In a musical climate where pop often hides in the underground shadows, Dark City Kings refuse to play it cool- instead, they embrace it, magnify it, and send it spinning into the night like a glittering flare. With their double single EP ‘Champions of Tomorrow’s Fun/Atmosphere’, the Black Mountain outfit channel the melodic daring of The Waterboys, the new wave chic of Blondie, and the theatrical verve of The B-52s, all while carving out their own radiant corner in the alt-pop universe.
Recorded at Asheville’s historic Citizen Vinyl studios and produced by the legendary Kevin Moloney (Sinead O’Connor’s first two albums), this release feels steeped in both history and rebellion.
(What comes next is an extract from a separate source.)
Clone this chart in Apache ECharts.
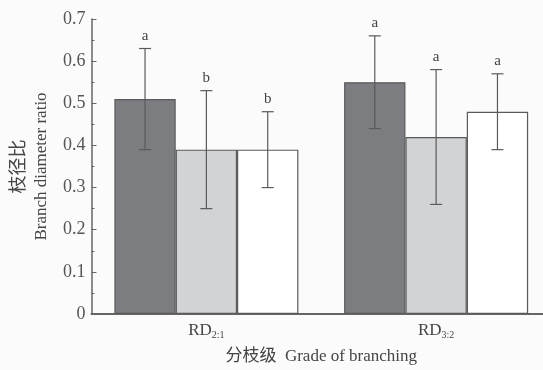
<!DOCTYPE html>
<html>
<head>
<meta charset="utf-8">
<script src="https://cdn.jsdelivr.net/npm/echarts@6/dist/echarts.min.js"></script>
<style>
  html, body { margin: 0; padding: 0; background: #ffffff; overflow: hidden; }
  #chart { width: 551px; height: 370px; }
</style>
</head>
<body>
<div id="chart"></div>
<script>
// Branch diameter ratio by grade of branching (mean ± SD, letters = significance groups)
const categories = ['2:1', '3:2'];
const yTicks = [0, 0.1, 0.2, 0.3, 0.4, 0.5, 0.6, 0.7];

const darkMean = [0.51, 0.55];
const darkErr = [0.12, 0.11];
const darkLetters = ['a', 'a'];

const greyMean = [0.39, 0.42];
const greyErr = [0.14, 0.16];
const greyLetters = ['b', 'a'];

const whiteMean = [0.39, 0.48];
const whiteErr = [0.09, 0.09];
const whiteLetters = ['b', 'a'];

const SERIF = '"Liberation Serif", "Times New Roman", serif';
const CJK = '"Noto Sans CJK SC", sans-serif';
const EDGE = '#5a5a5a';
const CAT_GAP = 0.199;

const groups = [
  { name: 'dark', mean: darkMean, err: darkErr, letters: darkLetters, color: '#7c7d81' },
  { name: 'grey', mean: greyMean, err: greyErr, letters: greyLetters, color: '#d2d3d5' },
  { name: 'white', mean: whiteMean, err: whiteErr, letters: whiteLetters, color: '#ffffff' }
];

const barSeries = groups.map(g => ({
  name: g.name,
  type: 'bar',
  data: g.mean,
  barGap: '0%',
  barCategoryGap: (CAT_GAP * 100) + '%',
  itemStyle: { color: g.color, borderColor: EDGE, borderWidth: 1.2 },
  emphasis: { disabled: true },
  z: 2
}));

function errorRenderer(slot) {
  return function (params, api) {
    const cat = api.value(0);
    const mean = api.value(1);
    const err = api.value(2);
    const letter = groups[slot].letters[params.dataIndex];
    const band = api.size([1, 0])[0];
    const bw = band * (1 - CAT_GAP) / 3;
    const base = api.coord([cat, mean]);
    const x = base[0] + (slot - 1) * bw;
    const yHi = api.coord([cat, mean + err])[1];
    const yLo = api.coord([cat, mean - err])[1];
    const cap = 6;
    const line = { stroke: EDGE, lineWidth: 1.2 };
    return {
      type: 'group',
      children: [
        { type: 'line', shape: { x1: x, y1: yHi, x2: x, y2: yLo }, style: line },
        { type: 'line', shape: { x1: x - cap, y1: yHi, x2: x + cap, y2: yHi }, style: line },
        { type: 'line', shape: { x1: x - cap, y1: yLo, x2: x + cap, y2: yLo }, style: line },
        {
          type: 'text',
          style: {
            x: x, y: yHi - 5, text: letter,
            textAlign: 'center', textVerticalAlign: 'bottom',
            font: '15px ' + SERIF, fill: '#444'
          }
        }
      ]
    };
  };
}

const errSeries = groups.map((g, slot) => ({
  name: g.name + '-err',
  type: 'custom',
  renderItem: errorRenderer(slot),
  data: g.mean.map((m, i) => [i, m, g.err[i]]),
  z: 5,
  silent: true
}));

const chart = echarts.init(document.getElementById('chart'), null, { renderer: 'canvas' });
chart.setOption({
  backgroundColor: '#fbfbfb',
  animation: false,
  grid: { left: 88, right: 0, top: 19, bottom: 56, containLabel: false },
  xAxis: {
    type: 'category',
    data: categories,
    axisLine: { lineStyle: { color: '#666', width: 2 } },
    axisTick: { show: false },
    axisLabel: {
      margin: 7,
      formatter: v => '{m|RD}{s|' + v + '}',
      rich: {
        m: { fontFamily: SERIF, fontSize: 17, color: '#444', lineHeight: 20 },
        s: { fontFamily: SERIF, fontSize: 10, color: '#444', lineHeight: 20, padding: [9, 0, 0, 0] }
      }
    },
    name: '分枝级  Grade of branching',
    nameLocation: 'middle',
    nameGap: 34,
    nameTextStyle: {
      fontFamily: SERIF + ', ' + CJK, fontSize: 17, color: '#444'
    }
  },
  yAxis: {
    type: 'value',
    min: yTicks[0],
    max: yTicks[yTicks.length - 1],
    interval: 0.1,
    axisLine: { show: true, lineStyle: { color: '#666', width: 1.5 } },
    axisTick: { show: true, inside: true, length: 5, lineStyle: { color: '#666' } },
    minorTick: { show: true, splitNumber: 2, length: 3, lineStyle: { color: '#666' } },
    splitLine: { show: false },
    axisLabel: {
      margin: 6,
      fontFamily: SERIF, fontSize: 18, color: '#555',
      formatter: v => (v === 0 ? '0' : v.toFixed(1))
    },
    name: '{c|枝径比}\n{e|Branch diameter ratio}',
    nameLocation: 'middle',
    nameGap: 37,
    nameTextStyle: {
      rich: {
        c: { fontFamily: CJK, fontSize: 18, color: '#444', lineHeight: 25 },
        e: { fontFamily: SERIF, fontSize: 17, color: '#444', lineHeight: 25 }
      }
    }
  },
  series: barSeries.concat(errSeries)
});
</script>
</body>
</html>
The title track bursts forward with a B-52s-style playfulness fused to a zydeco groove, its hook-laden chorus arriving like a technicolour confetti cannon in the middle of a grey day. ‘Atmosphere’ pivots into colder terrain- a post-punk new wave shimmer that captures the strange ache of beauty from a distance, echoing the cool allure of Joy Division and early Duran Duran.

The songs were born far from city lights, in a weathered homestead deep in the Southern Appalachian Mountains. There, the band- Colleen Rose, Merlin Armstrong, Kyrie Antoinette, Bayla Ostrich, Craig Rumney, and JP Kennedy- found sanctuary. By wood stove glow and with Irish whiskey in hand, they chased melodies into the small hours, determined to make joy itself an act of defiance.
With ‘Champions of Tomorrow’s Fun’, Dark City Kings remind us that joy is not a passive state- it’s a rebellion, a lantern we have to choose to keep lit. Their choruses soar, their grooves pulse, and in the middle of the noise and uncertainty of 2025, they’re not just making music. They’re making light.